* [GIVEN MATERIAL]
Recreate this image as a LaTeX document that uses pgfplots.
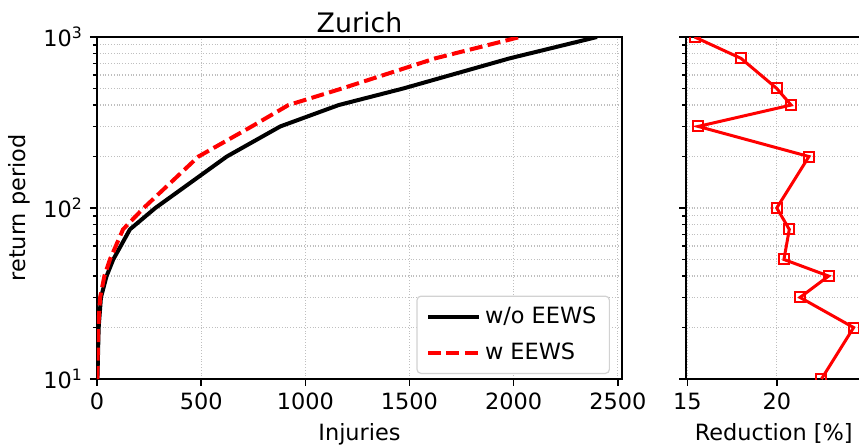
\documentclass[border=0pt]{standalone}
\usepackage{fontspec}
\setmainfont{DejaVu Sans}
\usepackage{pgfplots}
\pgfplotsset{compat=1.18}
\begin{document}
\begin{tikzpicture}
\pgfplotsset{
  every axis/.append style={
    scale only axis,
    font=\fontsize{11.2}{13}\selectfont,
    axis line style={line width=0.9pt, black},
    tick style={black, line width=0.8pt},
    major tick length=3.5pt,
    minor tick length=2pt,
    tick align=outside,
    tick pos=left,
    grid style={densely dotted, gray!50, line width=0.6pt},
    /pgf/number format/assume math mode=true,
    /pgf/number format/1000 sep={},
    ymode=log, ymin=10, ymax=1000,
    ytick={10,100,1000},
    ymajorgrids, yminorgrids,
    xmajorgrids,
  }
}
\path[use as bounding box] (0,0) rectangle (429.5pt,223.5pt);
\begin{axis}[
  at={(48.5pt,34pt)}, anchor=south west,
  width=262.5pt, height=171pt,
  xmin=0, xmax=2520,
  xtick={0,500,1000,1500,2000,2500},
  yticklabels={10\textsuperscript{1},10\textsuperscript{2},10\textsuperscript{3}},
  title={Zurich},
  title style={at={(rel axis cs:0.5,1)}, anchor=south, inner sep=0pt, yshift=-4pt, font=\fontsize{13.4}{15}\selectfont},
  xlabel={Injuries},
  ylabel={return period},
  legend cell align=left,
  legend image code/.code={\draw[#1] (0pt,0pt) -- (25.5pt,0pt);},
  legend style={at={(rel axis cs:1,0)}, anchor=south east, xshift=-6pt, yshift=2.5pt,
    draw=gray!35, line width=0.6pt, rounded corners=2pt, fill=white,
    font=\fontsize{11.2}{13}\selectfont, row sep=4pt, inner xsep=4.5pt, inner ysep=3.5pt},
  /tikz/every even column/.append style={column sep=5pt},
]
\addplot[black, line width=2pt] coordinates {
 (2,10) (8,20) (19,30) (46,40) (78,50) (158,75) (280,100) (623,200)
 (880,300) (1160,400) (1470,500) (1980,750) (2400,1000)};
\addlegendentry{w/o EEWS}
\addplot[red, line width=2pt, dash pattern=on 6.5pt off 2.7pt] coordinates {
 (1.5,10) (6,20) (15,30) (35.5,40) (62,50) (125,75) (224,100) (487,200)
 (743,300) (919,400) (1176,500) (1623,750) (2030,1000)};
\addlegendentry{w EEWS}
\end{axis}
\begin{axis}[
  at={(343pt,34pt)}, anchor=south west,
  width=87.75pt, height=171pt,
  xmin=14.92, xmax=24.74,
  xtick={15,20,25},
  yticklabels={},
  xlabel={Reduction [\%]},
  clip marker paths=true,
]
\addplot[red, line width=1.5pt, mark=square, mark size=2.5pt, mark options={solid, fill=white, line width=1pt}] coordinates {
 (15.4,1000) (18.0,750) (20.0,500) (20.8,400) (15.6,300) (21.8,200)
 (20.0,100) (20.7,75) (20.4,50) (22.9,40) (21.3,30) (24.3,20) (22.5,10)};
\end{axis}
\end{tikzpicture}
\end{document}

* [WHAT IS ASKED] From the material above, copy everything exactly but the pictures.

* [SOLUTION TO THIS PROBLEM]
Recreate this image as a LaTeX document that uses pgfplots.
\documentclass[border=0pt]{standalone}
\usepackage{fontspec}
\setmainfont{DejaVu Sans}
\usepackage{pgfplots}
\pgfplotsset{compat=1.18}
\begin{document}
\begin{tikzpicture}
\pgfplotsset{
  every axis/.append style={
    scale only axis,
    font=\fontsize{11.2}{13}\selectfont,
    axis line style={line width=0.9pt, black},
    tick style={black, line width=0.8pt},
    major tick length=3.5pt,
    minor tick length=2pt,
    tick align=outside,
    tick pos=left,
    grid style={densely dotted, gray!50, line width=0.6pt},
    /pgf/number format/assume math mode=true,
    /pgf/number format/1000 sep={},
    ymode=log, ymin=10, ymax=1000,
    ytick={10,100,1000},
    ymajorgrids, yminorgrids,
    xmajorgrids,
  }
}
\path[use as bounding box] (0,0) rectangle (429.5pt,223.5pt);
\begin{axis}[
  at={(48.5pt,34pt)}, anchor=south west,
  width=262.5pt, height=171pt,
  xmin=0, xmax=2520,
  xtick={0,500,1000,1500,2000,2500},
  yticklabels={10\textsuperscript{1},10\textsuperscript{2},10\textsuperscript{3}},
  title={Zurich},
  title style={at={(rel axis cs:0.5,1)}, anchor=south, inner sep=0pt, yshift=-4pt, font=\fontsize{13.4}{15}\selectfont},
  xlabel={Injuries},
  ylabel={return period},
  legend cell align=left,
  legend image code/.code={\draw[#1] (0pt,0pt) -- (25.5pt,0pt);},
  legend style={at={(rel axis cs:1,0)}, anchor=south east, xshift=-6pt, yshift=2.5pt,
    draw=gray!35, line width=0.6pt, rounded corners=2pt, fill=white,
    font=\fontsize{11.2}{13}\selectfont, row sep=4pt, inner xsep=4.5pt, inner ysep=3.5pt},
  /tikz/every even column/.append style={column sep=5pt},
]
\addplot[black, line width=2pt] coordinates {
 (2,10) (8,20) (19,30) (46,40) (78,50) (158,75) (280,100) (623,200)
 (880,300) (1160,400) (1470,500) (1980,750) (2400,1000)};
\addlegendentry{w/o EEWS}
\addplot[red, line width=2pt, dash pattern=on 6.5pt off 2.7pt] coordinates {
 (1.5,10) (6,20) (15,30) (35.5,40) (62,50) (125,75) (224,100) (487,200)
 (743,300) (919,400) (1176,500) (1623,750) (2030,1000)};
\addlegendentry{w EEWS}
\end{axis}
\begin{axis}[
  at={(343pt,34pt)}, anchor=south west,
  width=87.75pt, height=171pt,
  xmin=14.92, xmax=24.74,
  xtick={15,20,25},
  yticklabels={},
  xlabel={Reduction [\%]},
  clip marker paths=true,
]
\addplot[red, line width=1.5pt, mark=square, mark size=2.5pt, mark options={solid, fill=white, line width=1pt}] coordinates {
 (15.4,1000) (18.0,750) (20.0,500) (20.8,400) (15.6,300) (21.8,200)
 (20.0,100) (20.7,75) (20.4,50) (22.9,40) (21.3,30) (24.3,20) (22.5,10)};
\end{axis}
\end{tikzpicture}
\end{document}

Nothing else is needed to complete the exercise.